[Start]

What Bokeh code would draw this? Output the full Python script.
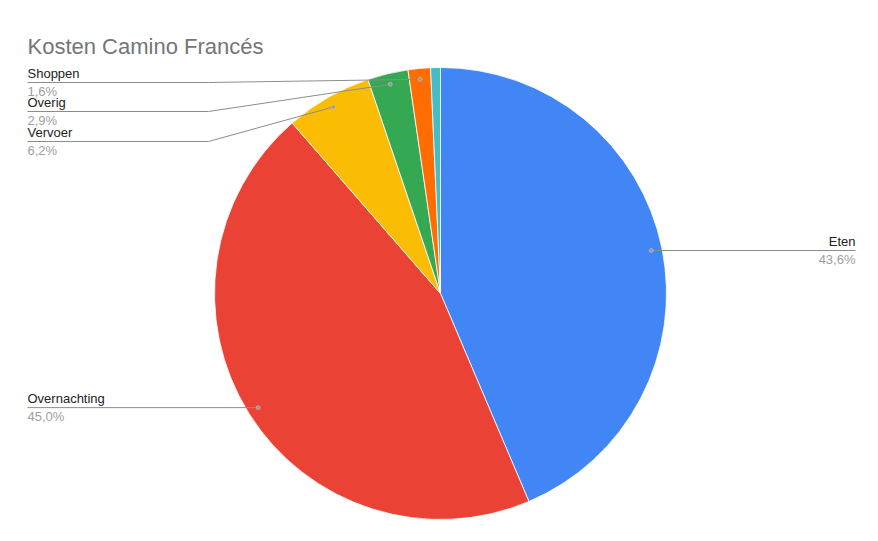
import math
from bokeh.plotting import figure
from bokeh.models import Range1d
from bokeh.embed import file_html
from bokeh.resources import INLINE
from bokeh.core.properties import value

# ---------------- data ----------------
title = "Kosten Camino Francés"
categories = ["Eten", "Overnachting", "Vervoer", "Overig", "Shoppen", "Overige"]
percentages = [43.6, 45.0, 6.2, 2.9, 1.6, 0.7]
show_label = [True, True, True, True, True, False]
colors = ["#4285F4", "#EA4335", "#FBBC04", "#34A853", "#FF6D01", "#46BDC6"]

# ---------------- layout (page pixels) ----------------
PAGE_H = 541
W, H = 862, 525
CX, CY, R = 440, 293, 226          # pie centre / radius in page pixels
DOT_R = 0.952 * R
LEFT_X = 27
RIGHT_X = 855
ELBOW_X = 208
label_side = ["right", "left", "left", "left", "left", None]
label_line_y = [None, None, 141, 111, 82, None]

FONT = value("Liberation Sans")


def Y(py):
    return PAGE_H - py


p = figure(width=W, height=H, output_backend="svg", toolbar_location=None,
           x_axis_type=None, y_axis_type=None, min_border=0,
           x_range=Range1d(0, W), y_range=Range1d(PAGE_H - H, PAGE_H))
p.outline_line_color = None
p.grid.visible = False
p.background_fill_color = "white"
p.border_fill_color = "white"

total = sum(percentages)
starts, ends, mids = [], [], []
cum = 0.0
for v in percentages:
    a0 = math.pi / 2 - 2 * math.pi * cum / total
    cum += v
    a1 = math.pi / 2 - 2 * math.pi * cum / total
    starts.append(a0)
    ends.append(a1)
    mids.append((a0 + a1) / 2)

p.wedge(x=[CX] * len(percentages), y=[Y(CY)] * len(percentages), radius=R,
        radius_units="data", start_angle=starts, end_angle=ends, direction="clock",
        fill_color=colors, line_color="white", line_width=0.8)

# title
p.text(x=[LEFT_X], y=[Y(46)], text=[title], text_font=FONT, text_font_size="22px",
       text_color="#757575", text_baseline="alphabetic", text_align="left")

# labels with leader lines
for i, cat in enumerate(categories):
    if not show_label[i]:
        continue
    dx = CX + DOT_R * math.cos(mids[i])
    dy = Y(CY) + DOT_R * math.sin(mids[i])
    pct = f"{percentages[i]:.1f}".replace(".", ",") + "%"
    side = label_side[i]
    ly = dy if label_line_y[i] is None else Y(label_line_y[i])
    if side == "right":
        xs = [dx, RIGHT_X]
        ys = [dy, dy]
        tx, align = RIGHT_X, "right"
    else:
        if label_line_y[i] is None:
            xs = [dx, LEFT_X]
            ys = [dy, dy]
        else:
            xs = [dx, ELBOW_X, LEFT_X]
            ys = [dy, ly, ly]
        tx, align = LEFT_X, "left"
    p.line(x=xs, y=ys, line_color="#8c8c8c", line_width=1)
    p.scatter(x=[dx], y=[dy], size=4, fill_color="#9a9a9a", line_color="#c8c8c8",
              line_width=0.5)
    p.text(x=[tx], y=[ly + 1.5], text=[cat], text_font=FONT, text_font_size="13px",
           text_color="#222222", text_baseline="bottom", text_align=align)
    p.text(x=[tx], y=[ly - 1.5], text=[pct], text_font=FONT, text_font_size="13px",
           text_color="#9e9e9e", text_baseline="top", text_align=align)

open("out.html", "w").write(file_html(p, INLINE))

[End]
[Start]

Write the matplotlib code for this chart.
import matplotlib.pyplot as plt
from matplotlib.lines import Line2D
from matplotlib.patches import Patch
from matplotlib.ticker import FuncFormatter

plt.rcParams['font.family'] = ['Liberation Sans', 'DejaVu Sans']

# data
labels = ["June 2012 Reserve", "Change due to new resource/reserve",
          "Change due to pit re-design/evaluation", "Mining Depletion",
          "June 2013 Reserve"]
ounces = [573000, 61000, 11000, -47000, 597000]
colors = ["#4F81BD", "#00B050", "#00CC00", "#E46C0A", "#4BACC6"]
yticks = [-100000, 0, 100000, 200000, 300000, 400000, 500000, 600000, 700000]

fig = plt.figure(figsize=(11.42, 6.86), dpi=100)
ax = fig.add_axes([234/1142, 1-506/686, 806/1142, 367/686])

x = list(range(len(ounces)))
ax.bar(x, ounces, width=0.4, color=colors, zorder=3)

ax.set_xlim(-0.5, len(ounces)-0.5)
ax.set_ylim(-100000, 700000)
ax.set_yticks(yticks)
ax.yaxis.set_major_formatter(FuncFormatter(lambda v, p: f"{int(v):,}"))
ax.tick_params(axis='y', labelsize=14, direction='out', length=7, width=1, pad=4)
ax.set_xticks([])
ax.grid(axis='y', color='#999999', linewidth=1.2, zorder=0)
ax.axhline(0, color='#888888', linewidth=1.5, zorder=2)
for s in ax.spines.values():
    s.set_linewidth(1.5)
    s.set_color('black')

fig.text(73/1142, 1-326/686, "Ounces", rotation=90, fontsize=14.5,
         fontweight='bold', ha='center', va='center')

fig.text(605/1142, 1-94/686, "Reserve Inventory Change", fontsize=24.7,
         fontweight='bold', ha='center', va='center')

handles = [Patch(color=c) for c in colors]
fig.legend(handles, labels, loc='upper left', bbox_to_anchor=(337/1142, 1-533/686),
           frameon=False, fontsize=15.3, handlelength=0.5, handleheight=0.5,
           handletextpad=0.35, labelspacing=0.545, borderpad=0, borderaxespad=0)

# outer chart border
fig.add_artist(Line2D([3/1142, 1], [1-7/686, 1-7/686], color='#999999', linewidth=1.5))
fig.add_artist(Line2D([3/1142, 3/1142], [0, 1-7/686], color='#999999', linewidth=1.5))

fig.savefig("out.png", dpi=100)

[End]

▶ WRITTEN INSTRUCTION: Output, from the data above, the lines from the line with "Write the matplotlib code for this chart." to the line with "ax.bar(x, ounces, width=0.4, color=colors, zorder=3)" exactly as they stand, both ends included and nothing else.

▶ RESULT OF THIS TASK:
Write the matplotlib code for this chart.
import matplotlib.pyplot as plt
from matplotlib.lines import Line2D
from matplotlib.patches import Patch
from matplotlib.ticker import FuncFormatter

plt.rcParams['font.family'] = ['Liberation Sans', 'DejaVu Sans']

# data
labels = ["June 2012 Reserve", "Change due to new resource/reserve",
          "Change due to pit re-design/evaluation", "Mining Depletion",
          "June 2013 Reserve"]
ounces = [573000, 61000, 11000, -47000, 597000]
colors = ["#4F81BD", "#00B050", "#00CC00", "#E46C0A", "#4BACC6"]
yticks = [-100000, 0, 100000, 200000, 300000, 400000, 500000, 600000, 700000]

fig = plt.figure(figsize=(11.42, 6.86), dpi=100)
ax = fig.add_axes([234/1142, 1-506/686, 806/1142, 367/686])

x = list(range(len(ounces)))
ax.bar(x, ounces, width=0.4, color=colors, zorder=3)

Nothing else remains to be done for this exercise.